Tonia Brito-Bersi thinks Democrats refused the idea of a climate-change debate because all the Democratic candidates support some kind of action on the issue.

“They claim that the Democratic Party is the climate party and that they got it covered, that they don’t need a separate debate,” she said. But after about an hour and a half of Wednesday night’s debate, and very little mention of climate change, Brito-Bersi was not convinced.

At a debate watch party in West Philadelphia, young activists filled out cards with the questions they wanted candidates to answer, but didn’t think would be asked. (Emily Pontecorvo for WHYY)

During the two consecutive nights of debates Wednesday and Thursday, the 20 Democratic presidential candidates discussed climate change for a total of about 15 minutes.

“It felt like we were watching a debate that was taking place about four to five years ago — totally not reckoning with the urgency of the crisis or with the scale of the solutions that we actually need,” said Aru Shiney-Ajay, a Sunrise training director. “It felt like they didn’t take our futures or what’s at stake seriously.”

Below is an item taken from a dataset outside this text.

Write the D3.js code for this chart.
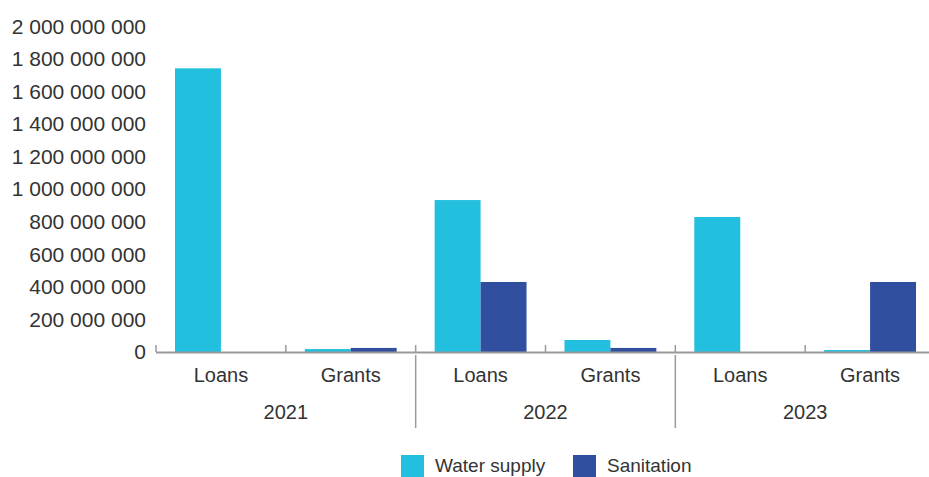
<!DOCTYPE html>
<html>
<head>
<meta charset="utf-8">
<script src="https://cdn.jsdelivr.net/npm/d3@7"></script>
<style>
  html, body { margin: 0; padding: 0; background: #fff; }
  svg { display: block; font-family: "Liberation Sans", Arial, sans-serif; }
</style>
</head>
<body>
<svg id="chart" width="929" height="477"></svg>
<script>
// Financing by year and instrument (EUR)
const years = ["2021", "2022", "2023"];
const instruments = ["Loans", "Grants"];
const seriesNames = ["Water supply", "Sanitation"];
const waterSupply = [1742000000, 18000000, 933000000, 74000000, 829000000, 12000000];
const sanitation  = [0, 25000000, 430000000, 25000000, 0, 430000000];
const yTicks = [0, 200000000, 400000000, 600000000, 800000000, 1000000000,
                1200000000, 1400000000, 1600000000, 1800000000, 2000000000];
const colors = ["#22bfdf", "#314f9f"];

const rows = [];
years.forEach((yr, i) => instruments.forEach((ins, j) => {
  const k = i * instruments.length + j;
  rows.push({ key: yr + "|" + ins, year: yr, instrument: ins,
              values: [waterSupply[k], sanitation[k]] });
}));

const svg = d3.select("#chart");
const plotLeft = 156, plotRight = 935, plotBottom = 352, plotTop = 26.3;
const textColor = "#333333";

const x = d3.scaleBand().domain(rows.map(r => r.key)).range([plotLeft, plotRight]).padding(0);
const xs = d3.scaleBand().domain(seriesNames).range([0, x.bandwidth()])
  .paddingInner(0).paddingOuter(0.413);
const y = d3.scaleLinear().domain([0, 2000000000]).range([plotBottom, plotTop]);

const fmt = v => d3.format(",")(v).replace(/,/g, " ");

// Y axis labels (no axis line)
const yAxis = d3.axisLeft(y).tickValues(yTicks).tickFormat(fmt).tickSize(0).tickPadding(0);
const gy = svg.append("g").attr("transform", `translate(${plotLeft - 10},0)`).call(yAxis);
gy.select(".domain").remove();
gy.selectAll("text").attr("fill", textColor).style("font-size", "21px")
  .attr("font-family", "Liberation Sans, Arial, sans-serif").attr("dy", "0.32em");

// Bars
const groups = svg.append("g").selectAll("g").data(rows).join("g")
  .attr("transform", d => `translate(${x(d.key)},0)`);
groups.selectAll("rect")
  .data(d => d.values.map((v, i) => ({ series: seriesNames[i], value: v, i })))
  .join("rect")
  .attr("x", d => xs(d.series))
  .attr("width", xs.bandwidth())
  .attr("y", d => y(d.value))
  .attr("height", d => plotBottom - y(d.value))
  .attr("fill", d => colors[d.i]);

// Category axis: baseline and small inward ticks at band edges
const axisG = svg.append("g");
axisG.append("line").attr("x1", plotLeft).attr("x2", plotRight)
  .attr("y1", plotBottom + 0.5).attr("y2", plotBottom + 0.5)
  .attr("stroke", "#9a9a9a").attr("stroke-width", 2);
const edges = rows.map(r => x(r.key));
axisG.selectAll("line.tick").data(edges).join("line").attr("class", "tick")
  .attr("x1", d => d).attr("x2", d => d)
  .attr("y1", plotBottom - 7).attr("y2", plotBottom)
  .attr("stroke", "#9a9a9a").attr("stroke-width", 1.5);

// Instrument labels
axisG.selectAll("text.inst").data(rows).join("text").attr("class", "inst")
  .attr("x", d => x(d.key) + x.bandwidth() / 2)
  .attr("y", 375).attr("dy", "0.35em")
  .attr("text-anchor", "middle").attr("fill", textColor).style("font-size", "20px")
  .text(d => d.instrument);

// Year labels and separators
const yearSpan = x.bandwidth() * instruments.length;
axisG.selectAll("text.year").data(years).join("text").attr("class", "year")
  .attr("x", (d, i) => plotLeft + yearSpan * i + yearSpan / 2)
  .attr("y", 411.5).attr("dy", "0.35em")
  .attr("text-anchor", "middle").attr("fill", textColor).style("font-size", "20px")
  .text(d => d);
axisG.selectAll("line.sep").data(years.slice(1)).join("line").attr("class", "sep")
  .attr("x1", (d, i) => plotLeft + yearSpan * (i + 1)).attr("x2", (d, i) => plotLeft + yearSpan * (i + 1))
  .attr("y1", plotBottom + 3).attr("y2", 428)
  .attr("stroke", "#9a9a9a").attr("stroke-width", 1.5);

// Legend
const legendX = [401, 573];
const lg = svg.append("g").selectAll("g").data(seriesNames).join("g")
  .attr("transform", (d, i) => `translate(${legendX[i]},455)`);
lg.append("rect").attr("width", 23).attr("height", 23).attr("fill", (d, i) => colors[i]);
lg.append("text").attr("x", 34).attr("y", 17).attr("fill", textColor)
  .style("font-size", "19px").text(d => d);
</script>
</body>
</html>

One way Sunrise Philly plans to show the Democratic Party that a climate debate is necessary is by organizing a demonstration at the Philadelphia Energy Solutions refinery in the coming weeks.

The refinery recently announced it would be closing next month, and almost 1,000 union workers may lose their jobs. If the United States is going to transition from fossil fuels, what happened at PES could happen all over the country. Sunrise Philly wants to see a “just transition” at PES and elsewhere, meaning that fossil-fuel workers do not lose income when plants close, and are given training options for new jobs in clean energy.

Whoever is president is going to need a plan for this, Sunrise organizers told WHYY News, and a climate debate would force candidates to discuss how they would approach the transition.